# DATASET EXCERPT:

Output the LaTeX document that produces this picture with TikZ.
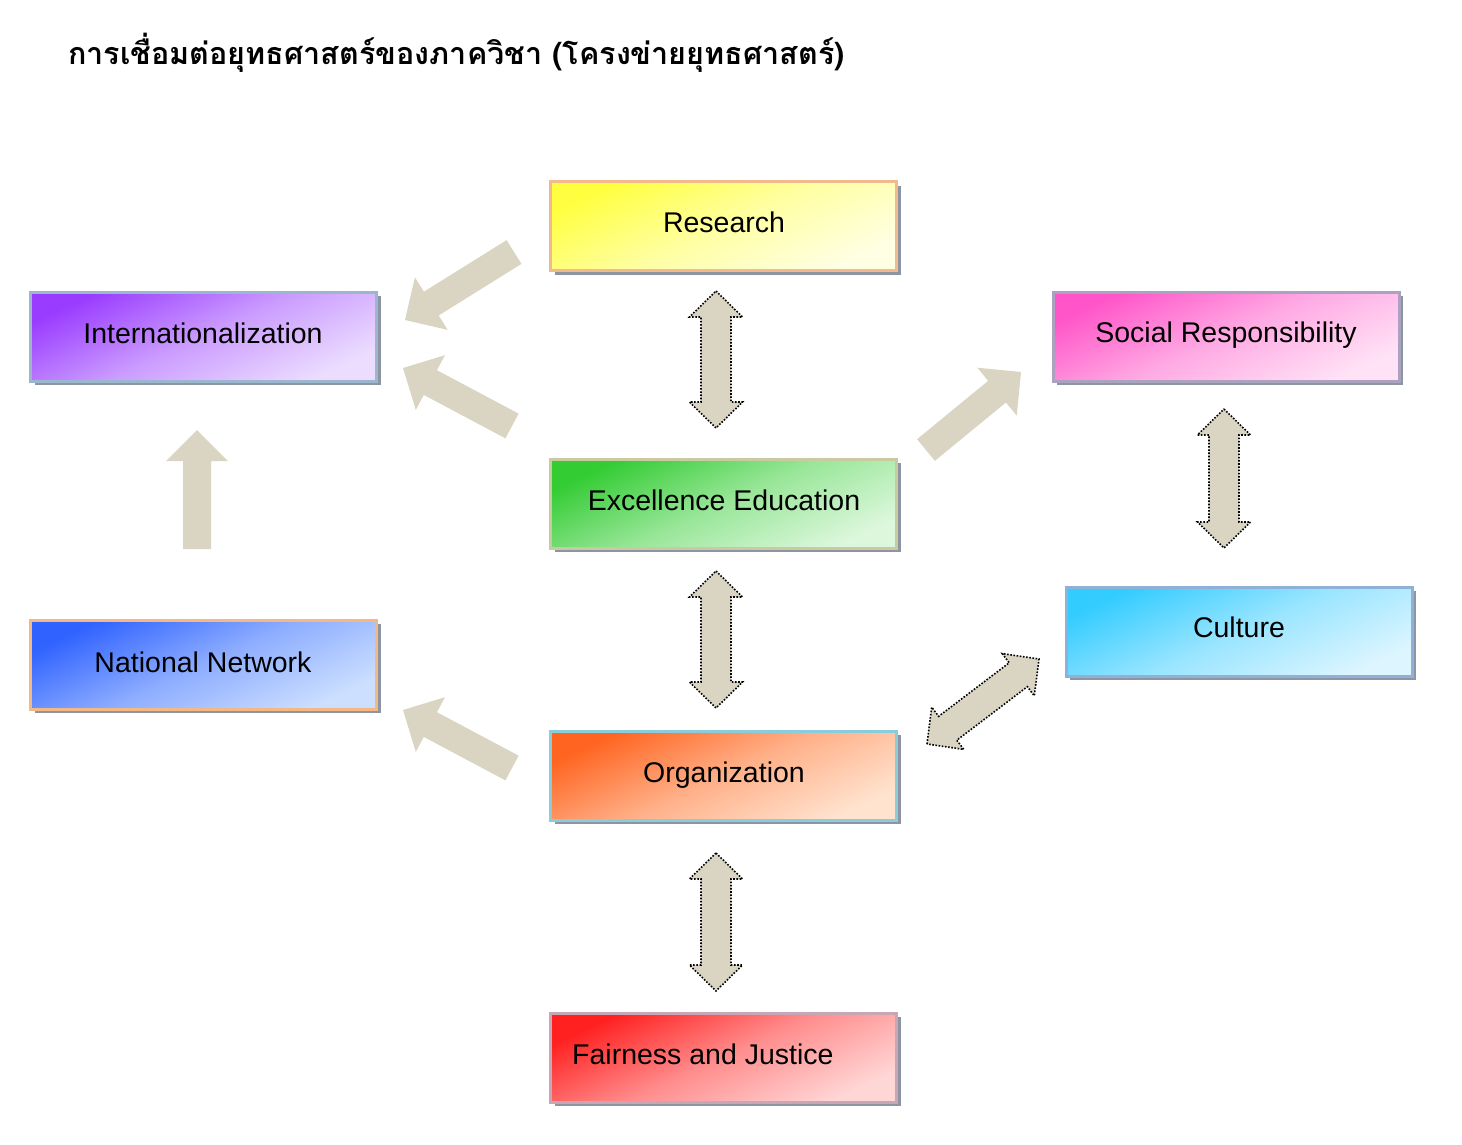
\documentclass[tikz,border=0pt]{standalone}
\usepackage{fontspec}
\setmainfont{Liberation Sans}
\newfontfamily\thaifont[Script=Thai]{Loma}
\usetikzlibrary{calc,shadows}
\definecolor{arrowfill}{HTML}{DAD5C3}
\definecolor{shadowgrey}{HTML}{8E95A2}
\definecolor{resD}{HTML}{FFFF40}\definecolor{resL}{HTML}{FFFFE4}\definecolor{resB}{HTML}{F2B98C}
\definecolor{intD}{HTML}{9A3CFF}\definecolor{intL}{HTML}{ECDDFF}\definecolor{intB}{HTML}{9DB6CF}
\definecolor{socD}{HTML}{FF55C8}\definecolor{socL}{HTML}{FFE2F6}\definecolor{socB}{HTML}{AAA2BE}
\definecolor{excD}{HTML}{33CC33}\definecolor{excL}{HTML}{DCF7DC}\definecolor{excB}{HTML}{C9C9A2}
\definecolor{natD}{HTML}{2F62FF}\definecolor{natL}{HTML}{CCDFFF}\definecolor{natB}{HTML}{F4B884}
\definecolor{culD}{HTML}{33CCFF}\definecolor{culL}{HTML}{DCF5FF}\definecolor{culB}{HTML}{8FB1D8}
\definecolor{orgD}{HTML}{FF6420}\definecolor{orgL}{HTML}{FFE3CF}\definecolor{orgB}{HTML}{8ACCDC}
\definecolor{faiD}{HTML}{FF2020}\definecolor{faiL}{HTML}{FFD6D6}\definecolor{faiB}{HTML}{C8A6B6}
\tikzset{
  boxbase/.style={line width=3pt, minimum width=346pt, minimum height=89pt, inner sep=0pt,
    general shadow={fill=shadowgrey, shadow xshift=4pt, shadow yshift=-4pt}},
  grad/.style={boxbase, draw=#1B, top color=#1D, bottom color=#1L, middle color=#1D!40!#1L, shading angle=25},
  lbl/.style={font=\fontsize{28.5}{32}\selectfont, inner sep=0pt, anchor=base},
  dblarrow/.style={fill=arrowfill, draw=black, line width=1.6pt, dash pattern=on 1.6pt off 1.6pt, line join=miter},
}
\newcommand\onearrow[2]{%
  \coordinate (tmpH) at ($(#2)!31pt!(#1)$);
  \fill[arrowfill] ($(#1)!14pt!90:(#2)$) -- ($(tmpH)!14pt!90:(#2)$) -- ($(tmpH)!31pt!90:(#2)$) -- (#2)
    -- ($(tmpH)!31pt!-90:(#2)$) -- ($(tmpH)!14pt!-90:(#2)$) -- ($(#1)!14pt!-90:(#2)$) -- cycle;}
\newcommand\twoarrow[2]{%
  \coordinate (tmpA) at ($(#1)!26pt!(#2)$);
  \coordinate (tmpB) at ($(#2)!26pt!(#1)$);
  \draw[dblarrow] (#1) -- ($(tmpA)!26.5pt!90:(#2)$) -- ($(tmpA)!15pt!90:(#2)$) -- ($(tmpB)!15pt!90:(#2)$)
    -- ($(tmpB)!26.5pt!90:(#2)$) -- (#2) -- ($(tmpB)!26.5pt!-90:(#2)$) -- ($(tmpB)!15pt!-90:(#2)$)
    -- ($(tmpA)!15pt!-90:(#2)$) -- ($(tmpA)!26.5pt!-90:(#2)$) -- cycle;}
\begin{document}
\begin{tikzpicture}[x=1pt,y=-1pt]
\useasboundingbox[fill=white] (0,0) rectangle (1462,1145);
% title
\node[anchor=west, inner sep=0pt, font=\thaifont\bfseries\fontsize{30.5}{36}\selectfont] (title) at (68,53)
  {การเชื่อมต่อยุทธศาสตร์ของภาควิชา (โครงข่ายยุทธศาสตร์)};
% boxes
\node[grad=res] (res) at (723.5,226) {};
\node[grad=int] (int) at (203.5,336.5) {};
\node[grad=soc] (soc) at (1226,336.5) {};
\node[grad=exc] (exc) at (723.5,503.5) {};
\node[grad=nat] (nat) at (203.5,664.5) {};
\node[grad=cul] (cul) at (1239,631.5) {};
\node[grad=org] (org) at (723.5,775.5) {};
\node[grad=fai] (fai) at (723.5,1057.5) {};
% labels
\node[lbl] (resT) at (724,232) {Research};
\node[lbl] (intT) at (203,343) {Internationalization};
\node[lbl] (socT) at (1226,342) {Social Responsibility};
\node[lbl] (excT) at (724,510) {Excellence Education};
\node[lbl] (natT) at (203,672) {National Network};
\node[lbl] (culT) at (1239,637) {Culture};
\node[lbl] (orgT) at (724,782) {Organization};
\node[lbl, anchor=base west] (faiT) at (572,1064) {Fairness and Justice};
% arrow end points
\coordinate (a1s) at (514,252);  \coordinate (a1e) at (405,320);
\coordinate (a2s) at (512,426);  \coordinate (a2e) at (403,368);
\coordinate (a3s) at (926,450);  \coordinate (a3e) at (1021,372);
\coordinate (a4s) at (197,549);  \coordinate (a4e) at (197,430);
\coordinate (a5s) at (512,768);  \coordinate (a5e) at (403,710);
\coordinate (d1s) at (716,291);  \coordinate (d1e) at (716,428);
\coordinate (d2s) at (716,571);  \coordinate (d2e) at (716,708);
\coordinate (d3s) at (716,853);  \coordinate (d3e) at (716,991);
\coordinate (d4s) at (1224,409); \coordinate (d4e) at (1224,548);
\coordinate (d5s) at (927,744);  \coordinate (d5e) at (1039,659);
% one-way arrows
\onearrow{a1s}{a1e}
\onearrow{a2s}{a2e}
\onearrow{a3s}{a3e}
\onearrow{a4s}{a4e}
\onearrow{a5s}{a5e}
% two-way arrows
\twoarrow{d1s}{d1e}
\twoarrow{d2s}{d2e}
\twoarrow{d3s}{d3e}
\twoarrow{d4s}{d4e}
\twoarrow{d5s}{d5e}
\end{tikzpicture}
\end{document}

# REQUEST:
Go through the data above and transcribe it in full, omitting any image.

# ANSWER TO THE PROBLEM:
Output the LaTeX document that produces this picture with TikZ.
\documentclass[tikz,border=0pt]{standalone}
\usepackage{fontspec}
\setmainfont{Liberation Sans}
\newfontfamily\thaifont[Script=Thai]{Loma}
\usetikzlibrary{calc,shadows}
\definecolor{arrowfill}{HTML}{DAD5C3}
\definecolor{shadowgrey}{HTML}{8E95A2}
\definecolor{resD}{HTML}{FFFF40}\definecolor{resL}{HTML}{FFFFE4}\definecolor{resB}{HTML}{F2B98C}
\definecolor{intD}{HTML}{9A3CFF}\definecolor{intL}{HTML}{ECDDFF}\definecolor{intB}{HTML}{9DB6CF}
\definecolor{socD}{HTML}{FF55C8}\definecolor{socL}{HTML}{FFE2F6}\definecolor{socB}{HTML}{AAA2BE}
\definecolor{excD}{HTML}{33CC33}\definecolor{excL}{HTML}{DCF7DC}\definecolor{excB}{HTML}{C9C9A2}
\definecolor{natD}{HTML}{2F62FF}\definecolor{natL}{HTML}{CCDFFF}\definecolor{natB}{HTML}{F4B884}
\definecolor{culD}{HTML}{33CCFF}\definecolor{culL}{HTML}{DCF5FF}\definecolor{culB}{HTML}{8FB1D8}
\definecolor{orgD}{HTML}{FF6420}\definecolor{orgL}{HTML}{FFE3CF}\definecolor{orgB}{HTML}{8ACCDC}
\definecolor{faiD}{HTML}{FF2020}\definecolor{faiL}{HTML}{FFD6D6}\definecolor{faiB}{HTML}{C8A6B6}
\tikzset{
  boxbase/.style={line width=3pt, minimum width=346pt, minimum height=89pt, inner sep=0pt,
    general shadow={fill=shadowgrey, shadow xshift=4pt, shadow yshift=-4pt}},
  grad/.style={boxbase, draw=#1B, top color=#1D, bottom color=#1L, middle color=#1D!40!#1L, shading angle=25},
  lbl/.style={font=\fontsize{28.5}{32}\selectfont, inner sep=0pt, anchor=base},
  dblarrow/.style={fill=arrowfill, draw=black, line width=1.6pt, dash pattern=on 1.6pt off 1.6pt, line join=miter},
}
\newcommand\onearrow[2]{%
  \coordinate (tmpH) at ($(#2)!31pt!(#1)$);
  \fill[arrowfill] ($(#1)!14pt!90:(#2)$) -- ($(tmpH)!14pt!90:(#2)$) -- ($(tmpH)!31pt!90:(#2)$) -- (#2)
    -- ($(tmpH)!31pt!-90:(#2)$) -- ($(tmpH)!14pt!-90:(#2)$) -- ($(#1)!14pt!-90:(#2)$) -- cycle;}
\newcommand\twoarrow[2]{%
  \coordinate (tmpA) at ($(#1)!26pt!(#2)$);
  \coordinate (tmpB) at ($(#2)!26pt!(#1)$);
  \draw[dblarrow] (#1) -- ($(tmpA)!26.5pt!90:(#2)$) -- ($(tmpA)!15pt!90:(#2)$) -- ($(tmpB)!15pt!90:(#2)$)
    -- ($(tmpB)!26.5pt!90:(#2)$) -- (#2) -- ($(tmpB)!26.5pt!-90:(#2)$) -- ($(tmpB)!15pt!-90:(#2)$)
    -- ($(tmpA)!15pt!-90:(#2)$) -- ($(tmpA)!26.5pt!-90:(#2)$) -- cycle;}
\begin{document}
\begin{tikzpicture}[x=1pt,y=-1pt]
\useasboundingbox[fill=white] (0,0) rectangle (1462,1145);
% title
\node[anchor=west, inner sep=0pt, font=\thaifont\bfseries\fontsize{30.5}{36}\selectfont] (title) at (68,53)
  {การเชื่อมต่อยุทธศาสตร์ของภาควิชา (โครงข่ายยุทธศาสตร์)};
% boxes
\node[grad=res] (res) at (723.5,226) {};
\node[grad=int] (int) at (203.5,336.5) {};
\node[grad=soc] (soc) at (1226,336.5) {};
\node[grad=exc] (exc) at (723.5,503.5) {};
\node[grad=nat] (nat) at (203.5,664.5) {};
\node[grad=cul] (cul) at (1239,631.5) {};
\node[grad=org] (org) at (723.5,775.5) {};
\node[grad=fai] (fai) at (723.5,1057.5) {};
% labels
\node[lbl] (resT) at (724,232) {Research};
\node[lbl] (intT) at (203,343) {Internationalization};
\node[lbl] (socT) at (1226,342) {Social Responsibility};
\node[lbl] (excT) at (724,510) {Excellence Education};
\node[lbl] (natT) at (203,672) {National Network};
\node[lbl] (culT) at (1239,637) {Culture};
\node[lbl] (orgT) at (724,782) {Organization};
\node[lbl, anchor=base west] (faiT) at (572,1064) {Fairness and Justice};
% arrow end points
\coordinate (a1s) at (514,252);  \coordinate (a1e) at (405,320);
\coordinate (a2s) at (512,426);  \coordinate (a2e) at (403,368);
\coordinate (a3s) at (926,450);  \coordinate (a3e) at (1021,372);
\coordinate (a4s) at (197,549);  \coordinate (a4e) at (197,430);
\coordinate (a5s) at (512,768);  \coordinate (a5e) at (403,710);
\coordinate (d1s) at (716,291);  \coordinate (d1e) at (716,428);
\coordinate (d2s) at (716,571);  \coordinate (d2e) at (716,708);
\coordinate (d3s) at (716,853);  \coordinate (d3e) at (716,991);
\coordinate (d4s) at (1224,409); \coordinate (d4e) at (1224,548);
\coordinate (d5s) at (927,744);  \coordinate (d5e) at (1039,659);
% one-way arrows
\onearrow{a1s}{a1e}
\onearrow{a2s}{a2e}
\onearrow{a3s}{a3e}
\onearrow{a4s}{a4e}
\onearrow{a5s}{a5e}
% two-way arrows
\twoarrow{d1s}{d1e}
\twoarrow{d2s}{d2e}
\twoarrow{d3s}{d3e}
\twoarrow{d4s}{d4e}
\twoarrow{d5s}{d5e}
\end{tikzpicture}
\end{document}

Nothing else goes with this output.